Aha! Heidrun T. war also selbst schuld! Ihr Körper war ihr im Weg. Ein Missgeschick, dem „leicht“ abgeholfen werden konnte!

Ganz schön dreist von unserem Angeklagten!

Und ziemlich durchsichtig, doch die arglose Frau schöpfte keinen Verdacht. Sie war Fred G. vollkommen verfallen.

Eines Tages hatte Fred ihr in einem ihrer unzähligen esoterisch angehauchten Gespräche überraschenderweise erzählt, dass er ja, um ehrlich zu sein, eigentlich gar kein Mensch sei, sondern von einem fremden Stern stamme. Er sei Sirianer, also ein Bewohner des weit, weit entfernten Sternes Sirius.

Vom Sirius?

Ja!

Und Heidrun T., der offensichtlich keine von Freds Storys zu albern war, glaubte ihm unvorstellbarerweise tatsächlich auch diese Geschichte.

Fred G. erzählte ihr in den folgenden Tagen einiges von „seinem“ Planeten. Unter anderem berichtete er davon, dass die Sirianer eine Rasse seien, die philosophisch auf einer weit höheren Stufe stehen als die Menschen und er deswegen zur Erde gesandt worden sei, weil er den Auftrag habe es einigen besonders brillanten Menschen zu ermöglichen auf dem Sirius weiterzuleben. Selbstverständlich gehörte auch die leichtgläubige aber geschmeichelte Heidrun T. zu dieser Elite. Freilich gab ein klitzekleines Problemchen.

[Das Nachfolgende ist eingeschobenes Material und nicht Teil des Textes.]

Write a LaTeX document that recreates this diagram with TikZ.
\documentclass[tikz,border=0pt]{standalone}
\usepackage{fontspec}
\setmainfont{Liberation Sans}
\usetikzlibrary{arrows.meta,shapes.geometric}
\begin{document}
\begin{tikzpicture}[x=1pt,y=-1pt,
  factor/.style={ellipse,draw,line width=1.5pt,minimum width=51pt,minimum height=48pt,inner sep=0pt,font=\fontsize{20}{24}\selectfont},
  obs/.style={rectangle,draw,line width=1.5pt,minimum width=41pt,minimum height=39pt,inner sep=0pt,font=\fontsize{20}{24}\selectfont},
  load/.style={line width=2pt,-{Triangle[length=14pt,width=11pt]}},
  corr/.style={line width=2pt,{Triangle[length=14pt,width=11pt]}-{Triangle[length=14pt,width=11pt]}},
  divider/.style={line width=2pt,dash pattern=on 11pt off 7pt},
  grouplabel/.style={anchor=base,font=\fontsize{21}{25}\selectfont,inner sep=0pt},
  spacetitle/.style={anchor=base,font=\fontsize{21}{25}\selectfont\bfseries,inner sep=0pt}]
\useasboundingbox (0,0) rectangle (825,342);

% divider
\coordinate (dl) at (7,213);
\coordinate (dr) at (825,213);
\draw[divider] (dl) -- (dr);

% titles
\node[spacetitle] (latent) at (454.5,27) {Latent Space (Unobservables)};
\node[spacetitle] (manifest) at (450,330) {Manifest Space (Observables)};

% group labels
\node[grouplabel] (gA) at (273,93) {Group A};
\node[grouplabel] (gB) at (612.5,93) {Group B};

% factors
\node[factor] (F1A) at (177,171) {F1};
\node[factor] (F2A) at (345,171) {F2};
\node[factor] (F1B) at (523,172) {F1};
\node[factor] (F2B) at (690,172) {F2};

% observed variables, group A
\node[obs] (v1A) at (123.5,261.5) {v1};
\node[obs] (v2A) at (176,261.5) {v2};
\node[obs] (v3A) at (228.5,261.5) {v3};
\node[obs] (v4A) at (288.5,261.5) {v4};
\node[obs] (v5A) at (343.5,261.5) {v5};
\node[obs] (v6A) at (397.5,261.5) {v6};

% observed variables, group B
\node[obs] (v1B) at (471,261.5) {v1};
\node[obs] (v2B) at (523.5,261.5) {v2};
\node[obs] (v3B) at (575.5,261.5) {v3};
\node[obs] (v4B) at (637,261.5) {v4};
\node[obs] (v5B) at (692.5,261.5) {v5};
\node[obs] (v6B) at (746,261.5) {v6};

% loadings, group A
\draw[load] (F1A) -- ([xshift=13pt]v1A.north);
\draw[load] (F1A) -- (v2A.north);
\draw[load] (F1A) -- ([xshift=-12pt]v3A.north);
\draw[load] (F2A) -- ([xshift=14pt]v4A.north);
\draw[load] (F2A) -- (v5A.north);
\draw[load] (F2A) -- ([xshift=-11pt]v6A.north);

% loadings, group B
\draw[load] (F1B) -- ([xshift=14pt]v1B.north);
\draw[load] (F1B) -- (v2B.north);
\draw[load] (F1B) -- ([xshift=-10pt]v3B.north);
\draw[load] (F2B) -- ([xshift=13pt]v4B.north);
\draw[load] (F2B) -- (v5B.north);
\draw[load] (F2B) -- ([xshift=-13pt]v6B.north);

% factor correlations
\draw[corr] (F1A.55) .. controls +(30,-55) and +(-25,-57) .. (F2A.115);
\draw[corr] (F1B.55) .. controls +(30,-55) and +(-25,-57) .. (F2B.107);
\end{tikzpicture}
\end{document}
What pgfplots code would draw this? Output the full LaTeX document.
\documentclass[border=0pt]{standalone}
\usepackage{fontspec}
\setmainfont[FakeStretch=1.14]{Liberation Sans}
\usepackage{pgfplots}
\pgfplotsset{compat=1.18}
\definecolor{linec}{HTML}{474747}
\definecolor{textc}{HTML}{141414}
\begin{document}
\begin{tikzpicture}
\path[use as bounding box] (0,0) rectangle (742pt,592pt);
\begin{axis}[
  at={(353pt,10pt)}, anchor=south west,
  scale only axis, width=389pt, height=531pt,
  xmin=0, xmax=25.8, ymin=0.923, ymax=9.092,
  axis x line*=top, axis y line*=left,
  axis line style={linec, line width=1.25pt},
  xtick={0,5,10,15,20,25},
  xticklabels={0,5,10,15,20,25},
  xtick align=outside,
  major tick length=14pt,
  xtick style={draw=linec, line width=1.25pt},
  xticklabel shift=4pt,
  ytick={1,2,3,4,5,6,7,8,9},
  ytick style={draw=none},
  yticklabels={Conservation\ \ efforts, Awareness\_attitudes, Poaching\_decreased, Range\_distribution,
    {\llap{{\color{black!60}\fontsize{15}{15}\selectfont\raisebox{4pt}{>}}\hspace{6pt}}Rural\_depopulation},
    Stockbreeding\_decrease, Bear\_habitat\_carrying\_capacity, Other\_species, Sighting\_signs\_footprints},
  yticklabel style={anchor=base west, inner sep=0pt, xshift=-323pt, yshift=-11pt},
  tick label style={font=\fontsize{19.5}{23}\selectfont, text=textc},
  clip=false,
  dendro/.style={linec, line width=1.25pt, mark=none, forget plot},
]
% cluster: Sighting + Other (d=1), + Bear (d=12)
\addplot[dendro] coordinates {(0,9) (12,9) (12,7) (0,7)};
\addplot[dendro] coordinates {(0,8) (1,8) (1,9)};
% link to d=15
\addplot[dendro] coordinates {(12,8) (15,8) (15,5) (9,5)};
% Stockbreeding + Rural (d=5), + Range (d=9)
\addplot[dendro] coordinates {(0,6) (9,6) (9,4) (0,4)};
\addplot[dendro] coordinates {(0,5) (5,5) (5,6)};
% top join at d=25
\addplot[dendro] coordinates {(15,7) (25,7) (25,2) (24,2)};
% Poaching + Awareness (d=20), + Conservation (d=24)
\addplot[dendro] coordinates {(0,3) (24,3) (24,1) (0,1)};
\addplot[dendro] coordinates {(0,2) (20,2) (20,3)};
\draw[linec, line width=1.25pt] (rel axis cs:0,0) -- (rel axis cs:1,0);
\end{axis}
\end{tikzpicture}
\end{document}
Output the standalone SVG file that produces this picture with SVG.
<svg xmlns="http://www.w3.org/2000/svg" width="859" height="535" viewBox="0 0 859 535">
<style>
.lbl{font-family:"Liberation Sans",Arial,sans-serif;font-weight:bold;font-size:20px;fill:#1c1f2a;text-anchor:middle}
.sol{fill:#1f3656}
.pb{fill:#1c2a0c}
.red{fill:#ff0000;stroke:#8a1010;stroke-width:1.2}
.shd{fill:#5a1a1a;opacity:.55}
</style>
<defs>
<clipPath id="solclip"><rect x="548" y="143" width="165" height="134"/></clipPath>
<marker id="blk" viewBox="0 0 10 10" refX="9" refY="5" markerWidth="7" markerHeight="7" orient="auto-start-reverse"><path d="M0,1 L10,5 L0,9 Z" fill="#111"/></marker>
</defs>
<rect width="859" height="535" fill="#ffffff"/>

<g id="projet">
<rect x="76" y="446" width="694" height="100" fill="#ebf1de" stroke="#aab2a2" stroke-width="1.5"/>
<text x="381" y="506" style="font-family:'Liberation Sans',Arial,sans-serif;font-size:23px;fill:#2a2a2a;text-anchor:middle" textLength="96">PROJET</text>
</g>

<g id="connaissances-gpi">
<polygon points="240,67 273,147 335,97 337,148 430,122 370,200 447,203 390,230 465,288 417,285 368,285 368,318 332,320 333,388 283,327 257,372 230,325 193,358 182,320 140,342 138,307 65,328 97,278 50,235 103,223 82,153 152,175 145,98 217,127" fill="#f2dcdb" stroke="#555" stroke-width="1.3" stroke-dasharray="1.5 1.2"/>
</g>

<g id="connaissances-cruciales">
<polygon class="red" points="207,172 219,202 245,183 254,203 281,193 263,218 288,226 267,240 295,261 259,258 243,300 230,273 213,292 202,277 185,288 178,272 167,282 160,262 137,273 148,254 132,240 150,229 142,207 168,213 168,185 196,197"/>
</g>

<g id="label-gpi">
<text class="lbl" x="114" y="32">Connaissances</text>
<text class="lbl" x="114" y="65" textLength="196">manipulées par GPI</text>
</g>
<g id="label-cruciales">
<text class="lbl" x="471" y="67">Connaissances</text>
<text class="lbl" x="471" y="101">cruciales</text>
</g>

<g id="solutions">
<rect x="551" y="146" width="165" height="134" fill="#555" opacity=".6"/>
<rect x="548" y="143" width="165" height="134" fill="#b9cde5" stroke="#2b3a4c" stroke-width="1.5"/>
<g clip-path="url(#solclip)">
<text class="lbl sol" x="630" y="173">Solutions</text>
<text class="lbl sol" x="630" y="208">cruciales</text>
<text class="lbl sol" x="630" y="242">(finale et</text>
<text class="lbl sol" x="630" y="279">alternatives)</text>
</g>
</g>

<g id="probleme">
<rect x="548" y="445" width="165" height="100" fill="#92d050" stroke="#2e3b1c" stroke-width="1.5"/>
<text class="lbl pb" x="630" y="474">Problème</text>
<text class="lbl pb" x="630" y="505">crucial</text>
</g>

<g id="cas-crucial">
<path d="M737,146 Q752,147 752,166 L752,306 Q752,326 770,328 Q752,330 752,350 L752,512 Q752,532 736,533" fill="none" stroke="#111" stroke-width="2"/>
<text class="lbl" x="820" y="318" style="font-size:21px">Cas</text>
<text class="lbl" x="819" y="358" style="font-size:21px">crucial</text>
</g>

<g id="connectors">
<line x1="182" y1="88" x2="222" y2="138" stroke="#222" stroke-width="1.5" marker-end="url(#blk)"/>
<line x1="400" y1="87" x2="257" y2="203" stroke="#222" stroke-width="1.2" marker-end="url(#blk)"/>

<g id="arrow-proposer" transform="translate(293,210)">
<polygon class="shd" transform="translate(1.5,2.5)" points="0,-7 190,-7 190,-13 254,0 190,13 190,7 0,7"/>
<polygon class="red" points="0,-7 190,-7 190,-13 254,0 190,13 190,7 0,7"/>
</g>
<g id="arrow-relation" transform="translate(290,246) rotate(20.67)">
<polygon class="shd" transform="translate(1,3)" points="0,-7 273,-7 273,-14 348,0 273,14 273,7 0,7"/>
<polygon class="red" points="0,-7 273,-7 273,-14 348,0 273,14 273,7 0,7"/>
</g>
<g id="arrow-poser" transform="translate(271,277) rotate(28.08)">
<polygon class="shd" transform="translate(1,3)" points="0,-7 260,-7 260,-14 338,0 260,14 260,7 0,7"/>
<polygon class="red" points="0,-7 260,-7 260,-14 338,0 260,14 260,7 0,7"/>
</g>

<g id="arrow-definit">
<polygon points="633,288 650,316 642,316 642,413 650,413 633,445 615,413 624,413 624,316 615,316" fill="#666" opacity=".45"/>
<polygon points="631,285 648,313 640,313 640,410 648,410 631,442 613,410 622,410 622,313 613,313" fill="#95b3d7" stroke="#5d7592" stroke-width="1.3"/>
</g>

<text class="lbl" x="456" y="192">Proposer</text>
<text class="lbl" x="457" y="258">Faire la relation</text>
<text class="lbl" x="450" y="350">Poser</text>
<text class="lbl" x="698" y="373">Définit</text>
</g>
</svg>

Ein Weiterleben auf dem Sirius sei erst nach dem völligen Zerfall des eigenen Körpers möglich.

Ihr Körper war also erneut im Weg, denn nur mit ihrer Seele könne sie auf einem fremden Planeten und natürlich auch auf dem Sirius weiterleben.

Nun hatte Fred G. offensichtlich „Blut geleckt“. Voller Freude, dass ihm die junge Frau auch diese völlig aberwitzige Münchhausengeschichte glaubte, fasste er einen perfiden Plan. Laut Bundesgerichtshof lautete der wie folgt:

„Der Angeklagte spiegelte ihr vor, in einem roten Raum am Genfer See stehe für sie ein neuer Körper bereit, in dem sie sich als Künstlerin wiederfinden werde, wenn sie sich von ihrem alten Körper trenne.“

Heidrun T. sollte sich also „von ihrem Körper trennen“. Für Außenstehende schwer verständlich, erklärte er ihr auch noch, dass sie eine Lebensversicherung zu seinen Gunsten abschließen solle.

Unglaublich, aber auch das schluckte das vertrauensselige Mädchen, denn es würde sich ja nicht wirklich umbringen, sondern sofort in einem neuen Körper aufwachen.

Dem Körper einer Künstlerin!

Auch in diesem neuen Leben bräuchte sie ja Geld, und Kunst ist bekanntlich brotlos.

In welchen schillernden Farben Fred unserer leichtgläubigen Heidrun diesen neuen Körper vorher schilderte, geht aus dem Urteil leider nicht hervor.